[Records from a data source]

——

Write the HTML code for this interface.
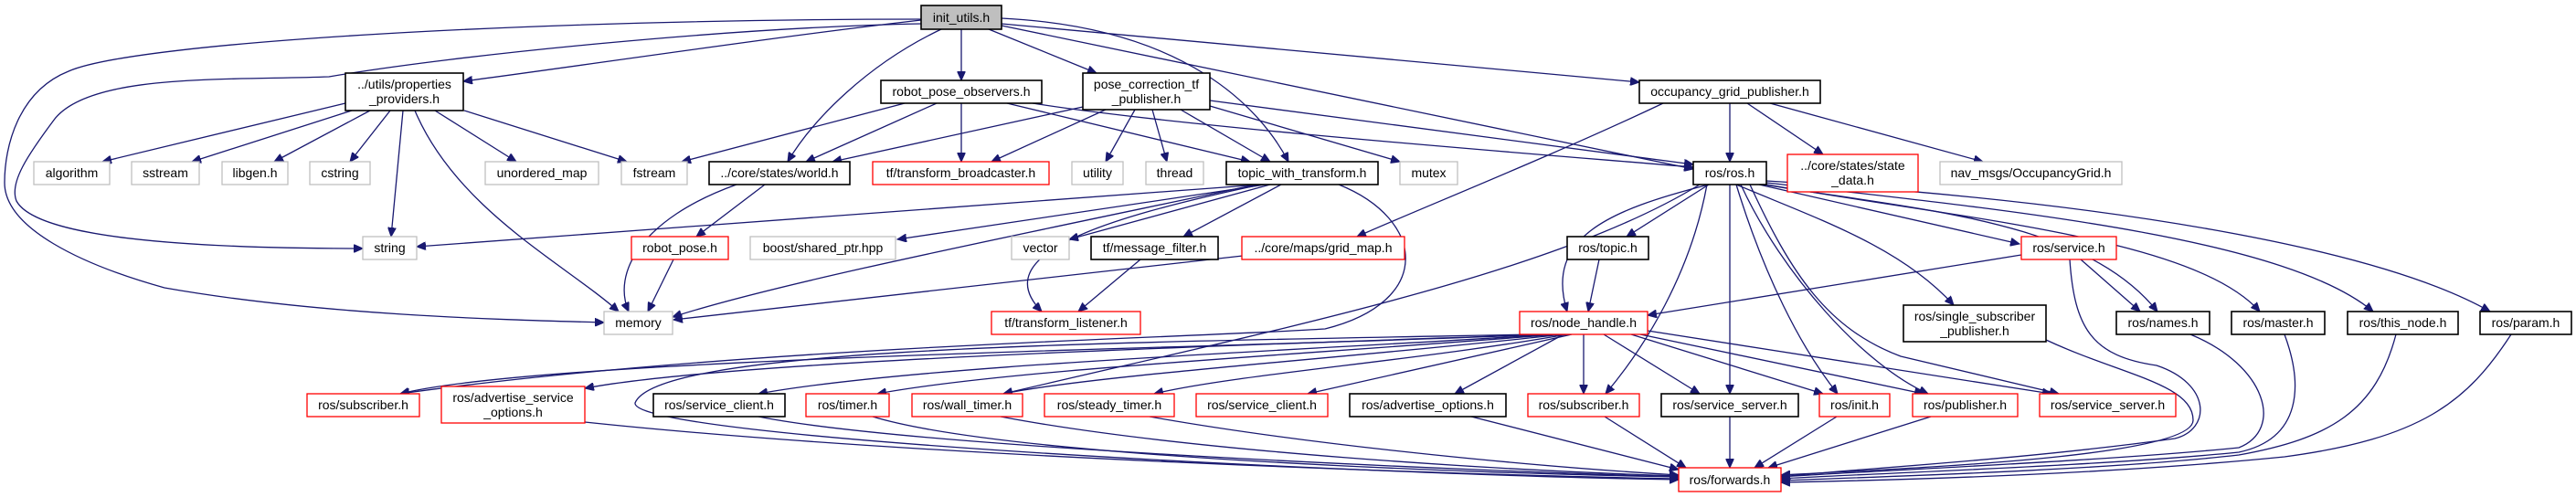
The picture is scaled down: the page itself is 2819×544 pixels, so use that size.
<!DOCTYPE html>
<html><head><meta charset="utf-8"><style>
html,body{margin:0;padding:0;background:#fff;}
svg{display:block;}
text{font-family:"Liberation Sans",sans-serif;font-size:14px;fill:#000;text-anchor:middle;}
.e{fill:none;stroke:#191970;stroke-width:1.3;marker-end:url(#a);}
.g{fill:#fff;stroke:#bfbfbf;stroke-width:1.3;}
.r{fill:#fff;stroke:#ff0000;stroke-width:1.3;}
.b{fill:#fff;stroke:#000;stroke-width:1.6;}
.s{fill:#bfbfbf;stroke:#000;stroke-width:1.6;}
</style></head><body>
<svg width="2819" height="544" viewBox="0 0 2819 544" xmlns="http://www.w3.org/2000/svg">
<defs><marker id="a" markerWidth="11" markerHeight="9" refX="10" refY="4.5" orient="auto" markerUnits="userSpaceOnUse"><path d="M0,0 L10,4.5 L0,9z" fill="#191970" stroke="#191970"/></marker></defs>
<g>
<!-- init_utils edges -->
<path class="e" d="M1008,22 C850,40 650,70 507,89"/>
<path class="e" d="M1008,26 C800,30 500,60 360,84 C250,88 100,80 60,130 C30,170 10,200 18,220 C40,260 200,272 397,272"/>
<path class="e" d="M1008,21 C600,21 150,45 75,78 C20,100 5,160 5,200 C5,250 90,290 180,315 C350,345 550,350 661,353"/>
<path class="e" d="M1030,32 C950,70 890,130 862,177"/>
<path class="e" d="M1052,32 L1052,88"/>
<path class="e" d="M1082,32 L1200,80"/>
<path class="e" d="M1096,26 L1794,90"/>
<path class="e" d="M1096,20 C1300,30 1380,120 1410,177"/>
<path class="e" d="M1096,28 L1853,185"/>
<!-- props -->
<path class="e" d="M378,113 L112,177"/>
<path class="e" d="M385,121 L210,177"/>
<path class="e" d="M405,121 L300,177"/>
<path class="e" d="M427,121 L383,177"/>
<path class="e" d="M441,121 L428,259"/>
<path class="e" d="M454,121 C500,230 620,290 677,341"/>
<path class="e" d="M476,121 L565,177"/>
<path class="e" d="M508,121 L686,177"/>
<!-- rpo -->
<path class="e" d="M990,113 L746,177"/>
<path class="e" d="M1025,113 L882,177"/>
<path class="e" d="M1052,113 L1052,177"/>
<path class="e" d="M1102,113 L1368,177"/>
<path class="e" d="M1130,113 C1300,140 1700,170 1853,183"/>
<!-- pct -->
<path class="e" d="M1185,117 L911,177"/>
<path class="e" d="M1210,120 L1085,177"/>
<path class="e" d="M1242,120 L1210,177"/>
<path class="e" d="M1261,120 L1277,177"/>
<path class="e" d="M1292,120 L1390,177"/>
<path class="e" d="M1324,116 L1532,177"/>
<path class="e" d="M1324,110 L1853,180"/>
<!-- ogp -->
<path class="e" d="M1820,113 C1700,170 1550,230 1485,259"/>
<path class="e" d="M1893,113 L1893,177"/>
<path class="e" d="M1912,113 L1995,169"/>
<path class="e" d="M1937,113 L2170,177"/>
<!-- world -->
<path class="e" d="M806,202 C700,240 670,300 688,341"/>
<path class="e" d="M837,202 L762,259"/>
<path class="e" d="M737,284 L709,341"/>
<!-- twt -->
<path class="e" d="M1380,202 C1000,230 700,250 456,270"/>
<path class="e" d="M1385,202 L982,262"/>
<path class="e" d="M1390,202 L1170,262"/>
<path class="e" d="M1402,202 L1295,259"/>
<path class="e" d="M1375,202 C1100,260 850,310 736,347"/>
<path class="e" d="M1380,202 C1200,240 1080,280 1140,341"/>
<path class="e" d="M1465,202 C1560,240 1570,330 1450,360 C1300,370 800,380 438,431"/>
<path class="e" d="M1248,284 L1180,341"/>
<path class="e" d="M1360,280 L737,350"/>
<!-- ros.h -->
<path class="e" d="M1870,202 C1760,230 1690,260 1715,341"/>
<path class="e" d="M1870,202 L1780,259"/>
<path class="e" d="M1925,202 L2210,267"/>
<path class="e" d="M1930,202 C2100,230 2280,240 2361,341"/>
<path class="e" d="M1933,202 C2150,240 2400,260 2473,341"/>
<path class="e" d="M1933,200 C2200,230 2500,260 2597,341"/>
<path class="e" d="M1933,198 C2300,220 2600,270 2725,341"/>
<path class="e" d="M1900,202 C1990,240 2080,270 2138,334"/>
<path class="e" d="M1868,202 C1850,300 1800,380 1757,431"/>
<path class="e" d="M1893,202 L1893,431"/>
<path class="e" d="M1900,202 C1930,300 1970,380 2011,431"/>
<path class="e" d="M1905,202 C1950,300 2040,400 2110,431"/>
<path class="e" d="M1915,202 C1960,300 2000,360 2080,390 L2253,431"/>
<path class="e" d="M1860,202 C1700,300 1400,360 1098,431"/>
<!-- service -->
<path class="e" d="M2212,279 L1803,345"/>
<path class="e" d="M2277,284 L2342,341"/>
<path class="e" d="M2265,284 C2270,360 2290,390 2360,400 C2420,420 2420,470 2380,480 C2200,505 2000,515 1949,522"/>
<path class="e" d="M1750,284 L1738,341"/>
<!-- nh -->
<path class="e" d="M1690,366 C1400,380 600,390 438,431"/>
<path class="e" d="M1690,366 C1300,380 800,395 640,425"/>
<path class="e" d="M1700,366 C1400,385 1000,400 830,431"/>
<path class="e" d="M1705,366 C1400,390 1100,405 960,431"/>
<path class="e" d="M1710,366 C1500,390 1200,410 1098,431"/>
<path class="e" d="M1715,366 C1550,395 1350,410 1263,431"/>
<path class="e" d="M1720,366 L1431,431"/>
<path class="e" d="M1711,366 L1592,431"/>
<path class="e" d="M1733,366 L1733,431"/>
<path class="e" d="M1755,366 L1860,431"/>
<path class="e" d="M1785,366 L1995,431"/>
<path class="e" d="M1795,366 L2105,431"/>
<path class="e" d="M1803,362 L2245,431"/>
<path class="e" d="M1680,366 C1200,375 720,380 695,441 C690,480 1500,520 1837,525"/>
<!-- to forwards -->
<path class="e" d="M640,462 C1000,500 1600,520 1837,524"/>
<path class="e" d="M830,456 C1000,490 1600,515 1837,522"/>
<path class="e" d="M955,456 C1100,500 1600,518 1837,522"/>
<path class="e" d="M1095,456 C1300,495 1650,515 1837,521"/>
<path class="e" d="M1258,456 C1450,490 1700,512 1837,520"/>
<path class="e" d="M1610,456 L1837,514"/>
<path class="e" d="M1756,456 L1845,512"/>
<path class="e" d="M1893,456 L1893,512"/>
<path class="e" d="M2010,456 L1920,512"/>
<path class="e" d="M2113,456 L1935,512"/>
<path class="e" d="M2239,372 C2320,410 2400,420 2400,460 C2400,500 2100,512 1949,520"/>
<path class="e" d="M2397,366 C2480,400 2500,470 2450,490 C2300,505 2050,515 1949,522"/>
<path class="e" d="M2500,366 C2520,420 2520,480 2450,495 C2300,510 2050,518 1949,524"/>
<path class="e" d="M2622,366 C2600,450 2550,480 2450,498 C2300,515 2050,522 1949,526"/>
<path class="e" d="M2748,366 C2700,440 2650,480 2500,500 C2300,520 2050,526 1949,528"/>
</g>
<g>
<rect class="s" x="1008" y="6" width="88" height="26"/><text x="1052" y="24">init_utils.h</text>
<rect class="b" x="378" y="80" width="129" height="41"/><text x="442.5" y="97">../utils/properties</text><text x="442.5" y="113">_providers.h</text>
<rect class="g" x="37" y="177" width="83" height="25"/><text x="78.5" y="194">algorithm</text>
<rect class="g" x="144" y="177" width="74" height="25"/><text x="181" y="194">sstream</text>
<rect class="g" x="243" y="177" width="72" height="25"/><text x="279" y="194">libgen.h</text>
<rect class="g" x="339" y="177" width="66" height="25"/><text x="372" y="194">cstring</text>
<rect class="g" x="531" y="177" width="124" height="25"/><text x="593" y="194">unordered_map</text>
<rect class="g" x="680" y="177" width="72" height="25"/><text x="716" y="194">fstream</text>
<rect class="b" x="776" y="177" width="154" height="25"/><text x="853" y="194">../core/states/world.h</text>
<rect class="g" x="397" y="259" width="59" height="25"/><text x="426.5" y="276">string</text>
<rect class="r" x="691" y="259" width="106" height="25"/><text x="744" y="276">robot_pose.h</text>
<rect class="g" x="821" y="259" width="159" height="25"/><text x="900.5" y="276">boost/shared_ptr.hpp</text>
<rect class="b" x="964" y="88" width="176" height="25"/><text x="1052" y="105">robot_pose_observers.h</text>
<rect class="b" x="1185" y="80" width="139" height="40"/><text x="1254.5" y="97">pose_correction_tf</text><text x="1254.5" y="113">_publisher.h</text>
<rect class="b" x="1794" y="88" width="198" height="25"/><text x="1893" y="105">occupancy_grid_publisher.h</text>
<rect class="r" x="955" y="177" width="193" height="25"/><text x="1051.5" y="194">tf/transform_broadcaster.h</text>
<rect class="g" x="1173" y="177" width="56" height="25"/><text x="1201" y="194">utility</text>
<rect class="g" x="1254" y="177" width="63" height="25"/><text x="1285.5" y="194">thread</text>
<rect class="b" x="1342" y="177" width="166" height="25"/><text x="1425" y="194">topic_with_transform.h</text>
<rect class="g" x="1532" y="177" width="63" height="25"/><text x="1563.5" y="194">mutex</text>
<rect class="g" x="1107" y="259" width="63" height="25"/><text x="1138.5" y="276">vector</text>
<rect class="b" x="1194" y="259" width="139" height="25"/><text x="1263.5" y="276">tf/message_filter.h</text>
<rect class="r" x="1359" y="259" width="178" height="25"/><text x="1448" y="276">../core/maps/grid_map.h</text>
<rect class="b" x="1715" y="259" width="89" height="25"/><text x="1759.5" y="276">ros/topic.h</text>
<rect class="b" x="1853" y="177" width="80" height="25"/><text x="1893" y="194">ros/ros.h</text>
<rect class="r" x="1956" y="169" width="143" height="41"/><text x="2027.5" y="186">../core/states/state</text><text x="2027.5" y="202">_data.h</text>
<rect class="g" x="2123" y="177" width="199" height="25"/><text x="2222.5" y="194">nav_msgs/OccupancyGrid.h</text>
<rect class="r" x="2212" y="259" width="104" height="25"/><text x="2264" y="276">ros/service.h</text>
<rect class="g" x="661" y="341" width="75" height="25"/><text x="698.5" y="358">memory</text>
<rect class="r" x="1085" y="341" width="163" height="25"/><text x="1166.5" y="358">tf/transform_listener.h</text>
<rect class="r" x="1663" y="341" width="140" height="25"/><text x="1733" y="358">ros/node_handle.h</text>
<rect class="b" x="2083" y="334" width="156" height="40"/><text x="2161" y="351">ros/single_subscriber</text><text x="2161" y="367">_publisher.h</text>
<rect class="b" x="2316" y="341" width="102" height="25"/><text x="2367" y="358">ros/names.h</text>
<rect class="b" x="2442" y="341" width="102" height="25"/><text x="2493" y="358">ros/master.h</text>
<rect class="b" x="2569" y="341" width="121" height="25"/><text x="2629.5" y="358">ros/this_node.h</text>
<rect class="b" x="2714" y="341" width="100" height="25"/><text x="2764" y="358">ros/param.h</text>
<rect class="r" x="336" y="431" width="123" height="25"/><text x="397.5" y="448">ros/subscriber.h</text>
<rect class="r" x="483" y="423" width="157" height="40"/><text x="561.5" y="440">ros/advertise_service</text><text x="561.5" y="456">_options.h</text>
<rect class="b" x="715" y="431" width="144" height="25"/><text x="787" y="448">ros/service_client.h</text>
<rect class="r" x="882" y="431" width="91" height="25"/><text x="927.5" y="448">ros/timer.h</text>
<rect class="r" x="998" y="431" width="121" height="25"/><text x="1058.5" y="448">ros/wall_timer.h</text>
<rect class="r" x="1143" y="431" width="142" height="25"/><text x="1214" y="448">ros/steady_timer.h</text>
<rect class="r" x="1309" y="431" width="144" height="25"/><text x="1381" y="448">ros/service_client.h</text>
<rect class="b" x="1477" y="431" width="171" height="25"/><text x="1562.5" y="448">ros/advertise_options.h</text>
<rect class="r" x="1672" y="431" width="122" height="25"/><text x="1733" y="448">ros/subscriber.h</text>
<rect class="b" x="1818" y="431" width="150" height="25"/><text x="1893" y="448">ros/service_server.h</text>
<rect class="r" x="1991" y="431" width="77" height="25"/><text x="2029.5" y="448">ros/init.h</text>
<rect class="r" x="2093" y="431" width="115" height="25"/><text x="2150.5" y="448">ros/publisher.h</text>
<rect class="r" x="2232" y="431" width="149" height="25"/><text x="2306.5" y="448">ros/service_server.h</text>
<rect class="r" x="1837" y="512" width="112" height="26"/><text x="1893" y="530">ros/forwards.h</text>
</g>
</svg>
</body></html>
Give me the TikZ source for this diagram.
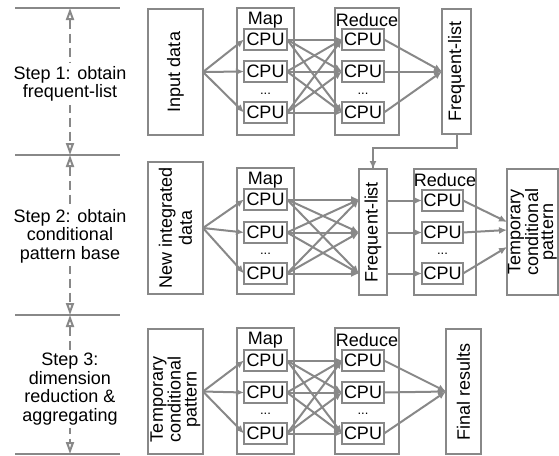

——

> [Work to be completed]:
Keep only the lines that hold the string "size", and copy them out.

> [Answer in full]:
The picture is scaled down: the page itself is 2819×544 pixels, so use that size.
text{font-family:"Liberation Sans",sans-serif;font-size:14px;fill:#000;text-anchor:middle;}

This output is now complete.